▶ [WHAT TO WORK ON] A line counts if it contains the word "with" at least once. State how many such lines the records contain, giving the number alone.

--- Begin THE RECORDS ---

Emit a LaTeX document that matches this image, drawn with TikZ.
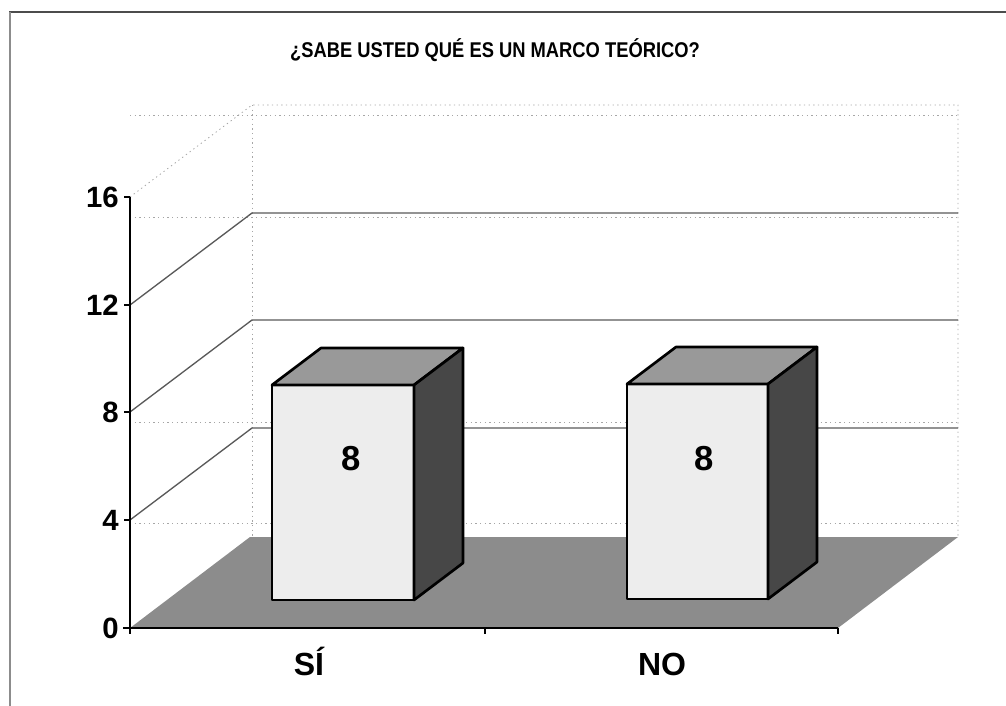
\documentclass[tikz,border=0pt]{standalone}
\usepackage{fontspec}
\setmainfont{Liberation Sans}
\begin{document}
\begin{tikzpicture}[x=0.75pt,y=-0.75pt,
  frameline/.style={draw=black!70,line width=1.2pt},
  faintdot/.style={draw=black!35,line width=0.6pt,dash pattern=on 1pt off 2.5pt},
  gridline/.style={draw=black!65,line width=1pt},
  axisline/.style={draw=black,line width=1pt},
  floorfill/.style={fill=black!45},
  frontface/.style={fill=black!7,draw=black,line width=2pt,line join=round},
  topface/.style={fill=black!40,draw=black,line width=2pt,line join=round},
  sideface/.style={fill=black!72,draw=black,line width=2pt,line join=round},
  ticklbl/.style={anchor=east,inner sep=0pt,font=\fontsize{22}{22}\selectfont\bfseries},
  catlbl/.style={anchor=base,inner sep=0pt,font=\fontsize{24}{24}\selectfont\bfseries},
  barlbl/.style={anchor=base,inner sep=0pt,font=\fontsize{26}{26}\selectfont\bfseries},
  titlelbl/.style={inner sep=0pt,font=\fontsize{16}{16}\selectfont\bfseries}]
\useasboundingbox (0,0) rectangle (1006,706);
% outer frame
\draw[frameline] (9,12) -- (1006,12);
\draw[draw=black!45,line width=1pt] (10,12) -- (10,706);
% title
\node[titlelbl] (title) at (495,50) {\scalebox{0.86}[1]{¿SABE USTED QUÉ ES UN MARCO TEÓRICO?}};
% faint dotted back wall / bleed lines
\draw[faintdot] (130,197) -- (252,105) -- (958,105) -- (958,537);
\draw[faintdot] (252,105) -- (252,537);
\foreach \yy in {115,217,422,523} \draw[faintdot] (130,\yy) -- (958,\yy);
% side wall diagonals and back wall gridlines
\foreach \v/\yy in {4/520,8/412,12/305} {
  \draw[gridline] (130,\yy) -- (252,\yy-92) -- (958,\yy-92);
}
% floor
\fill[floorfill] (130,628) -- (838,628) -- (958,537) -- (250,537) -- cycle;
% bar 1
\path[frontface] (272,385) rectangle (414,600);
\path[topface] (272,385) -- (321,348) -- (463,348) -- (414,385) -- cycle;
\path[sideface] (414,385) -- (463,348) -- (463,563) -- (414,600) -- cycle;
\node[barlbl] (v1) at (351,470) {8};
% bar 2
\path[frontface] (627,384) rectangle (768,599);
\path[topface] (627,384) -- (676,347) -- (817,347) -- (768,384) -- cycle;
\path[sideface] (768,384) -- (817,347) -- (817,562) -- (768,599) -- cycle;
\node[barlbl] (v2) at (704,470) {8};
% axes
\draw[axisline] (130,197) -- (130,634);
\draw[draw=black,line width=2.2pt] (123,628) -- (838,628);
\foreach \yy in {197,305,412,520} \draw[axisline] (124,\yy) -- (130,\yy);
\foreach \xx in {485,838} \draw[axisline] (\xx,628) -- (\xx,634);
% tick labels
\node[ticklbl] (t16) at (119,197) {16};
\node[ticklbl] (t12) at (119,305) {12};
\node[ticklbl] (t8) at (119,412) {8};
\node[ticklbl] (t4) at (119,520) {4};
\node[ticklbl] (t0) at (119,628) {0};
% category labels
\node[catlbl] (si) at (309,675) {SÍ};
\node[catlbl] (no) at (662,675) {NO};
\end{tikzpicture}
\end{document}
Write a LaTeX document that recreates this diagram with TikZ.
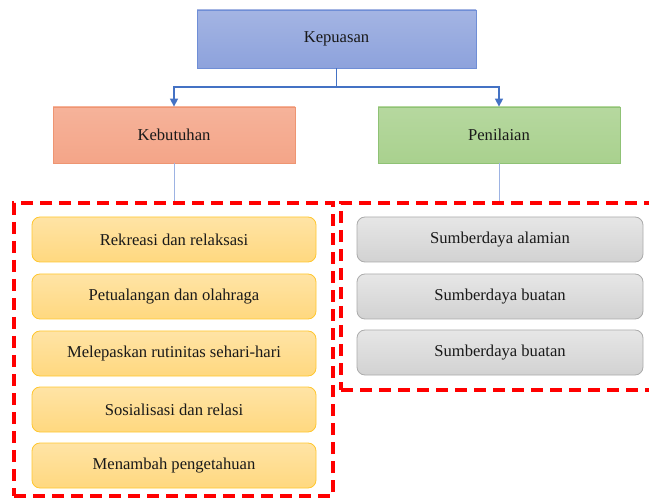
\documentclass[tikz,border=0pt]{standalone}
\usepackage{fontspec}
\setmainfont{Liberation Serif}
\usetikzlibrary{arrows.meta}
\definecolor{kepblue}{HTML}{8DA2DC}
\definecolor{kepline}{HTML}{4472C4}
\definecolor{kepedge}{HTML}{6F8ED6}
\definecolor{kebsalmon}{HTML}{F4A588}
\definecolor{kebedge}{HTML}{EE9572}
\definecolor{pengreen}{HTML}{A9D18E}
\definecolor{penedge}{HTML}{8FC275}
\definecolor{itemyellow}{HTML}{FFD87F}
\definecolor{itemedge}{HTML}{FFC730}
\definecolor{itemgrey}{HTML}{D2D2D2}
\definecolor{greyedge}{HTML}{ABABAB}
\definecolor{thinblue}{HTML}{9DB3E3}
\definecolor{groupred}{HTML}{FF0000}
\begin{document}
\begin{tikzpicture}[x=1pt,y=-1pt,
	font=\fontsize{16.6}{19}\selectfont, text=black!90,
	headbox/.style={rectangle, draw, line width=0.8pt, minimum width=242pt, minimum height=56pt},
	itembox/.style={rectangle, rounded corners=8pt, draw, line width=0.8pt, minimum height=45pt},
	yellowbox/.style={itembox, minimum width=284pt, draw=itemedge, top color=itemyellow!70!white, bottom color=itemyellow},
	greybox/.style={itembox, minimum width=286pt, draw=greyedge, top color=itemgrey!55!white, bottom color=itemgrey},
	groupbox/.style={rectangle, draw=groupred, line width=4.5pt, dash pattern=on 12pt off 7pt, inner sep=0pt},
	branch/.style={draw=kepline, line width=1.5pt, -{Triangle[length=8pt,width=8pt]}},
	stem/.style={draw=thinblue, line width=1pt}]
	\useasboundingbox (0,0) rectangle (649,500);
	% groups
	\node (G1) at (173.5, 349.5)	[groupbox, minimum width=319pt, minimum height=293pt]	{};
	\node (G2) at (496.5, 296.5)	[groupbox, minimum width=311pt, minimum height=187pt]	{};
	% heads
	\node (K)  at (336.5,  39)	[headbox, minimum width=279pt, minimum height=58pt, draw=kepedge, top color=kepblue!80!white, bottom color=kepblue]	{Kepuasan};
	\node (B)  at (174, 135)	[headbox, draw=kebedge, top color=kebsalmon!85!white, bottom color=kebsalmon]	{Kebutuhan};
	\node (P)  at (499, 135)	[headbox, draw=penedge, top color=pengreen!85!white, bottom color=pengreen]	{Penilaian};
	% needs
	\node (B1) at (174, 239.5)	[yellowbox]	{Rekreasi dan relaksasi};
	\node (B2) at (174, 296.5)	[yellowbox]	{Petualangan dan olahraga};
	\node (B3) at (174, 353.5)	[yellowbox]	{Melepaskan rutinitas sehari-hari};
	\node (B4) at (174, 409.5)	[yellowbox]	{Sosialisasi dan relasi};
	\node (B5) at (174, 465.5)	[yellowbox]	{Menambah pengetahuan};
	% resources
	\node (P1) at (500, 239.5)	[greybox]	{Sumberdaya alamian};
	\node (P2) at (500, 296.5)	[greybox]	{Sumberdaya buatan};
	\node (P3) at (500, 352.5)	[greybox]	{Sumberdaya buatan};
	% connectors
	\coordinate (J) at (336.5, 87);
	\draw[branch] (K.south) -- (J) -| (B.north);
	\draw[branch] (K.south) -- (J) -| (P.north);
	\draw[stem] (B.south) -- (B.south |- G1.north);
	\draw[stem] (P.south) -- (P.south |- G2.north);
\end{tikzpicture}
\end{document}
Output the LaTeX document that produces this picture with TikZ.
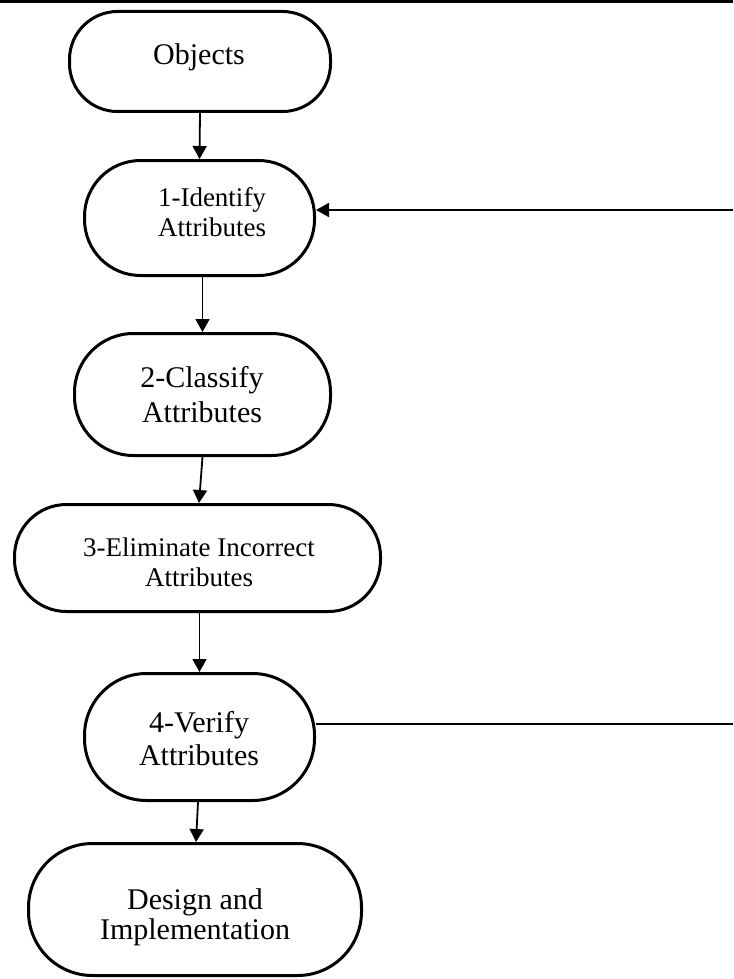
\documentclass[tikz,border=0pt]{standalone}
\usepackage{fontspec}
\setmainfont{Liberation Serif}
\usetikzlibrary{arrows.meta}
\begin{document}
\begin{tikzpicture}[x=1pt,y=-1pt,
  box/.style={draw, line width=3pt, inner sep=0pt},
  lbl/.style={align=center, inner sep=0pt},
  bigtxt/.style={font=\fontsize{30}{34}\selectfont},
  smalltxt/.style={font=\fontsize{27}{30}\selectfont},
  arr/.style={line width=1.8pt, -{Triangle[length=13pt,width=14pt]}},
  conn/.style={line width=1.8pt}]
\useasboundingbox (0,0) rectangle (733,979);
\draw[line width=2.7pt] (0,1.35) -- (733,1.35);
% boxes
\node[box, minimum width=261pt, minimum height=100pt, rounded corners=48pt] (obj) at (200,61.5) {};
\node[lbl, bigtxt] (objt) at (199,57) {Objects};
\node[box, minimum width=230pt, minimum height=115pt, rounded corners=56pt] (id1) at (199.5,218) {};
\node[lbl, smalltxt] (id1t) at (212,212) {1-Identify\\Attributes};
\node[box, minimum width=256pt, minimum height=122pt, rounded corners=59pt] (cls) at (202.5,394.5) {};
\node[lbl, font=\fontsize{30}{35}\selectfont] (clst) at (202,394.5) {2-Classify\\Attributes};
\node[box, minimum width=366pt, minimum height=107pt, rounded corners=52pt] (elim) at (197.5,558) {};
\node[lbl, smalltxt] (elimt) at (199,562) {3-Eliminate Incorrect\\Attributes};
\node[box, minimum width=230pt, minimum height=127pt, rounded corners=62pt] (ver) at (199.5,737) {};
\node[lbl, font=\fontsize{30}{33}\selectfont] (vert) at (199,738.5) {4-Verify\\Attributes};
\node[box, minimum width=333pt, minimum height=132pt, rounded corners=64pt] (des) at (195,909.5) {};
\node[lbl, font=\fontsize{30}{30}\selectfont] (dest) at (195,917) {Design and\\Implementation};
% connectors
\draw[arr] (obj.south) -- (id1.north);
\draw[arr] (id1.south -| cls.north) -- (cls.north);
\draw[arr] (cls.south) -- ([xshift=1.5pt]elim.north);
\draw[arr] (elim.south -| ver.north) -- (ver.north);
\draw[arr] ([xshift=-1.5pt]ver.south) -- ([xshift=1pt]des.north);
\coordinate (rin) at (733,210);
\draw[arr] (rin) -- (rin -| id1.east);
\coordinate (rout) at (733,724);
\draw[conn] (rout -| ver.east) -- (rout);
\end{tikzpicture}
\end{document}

--- End THE RECORDS ---

▶ [RESULT OF THIS EXERCISE] 3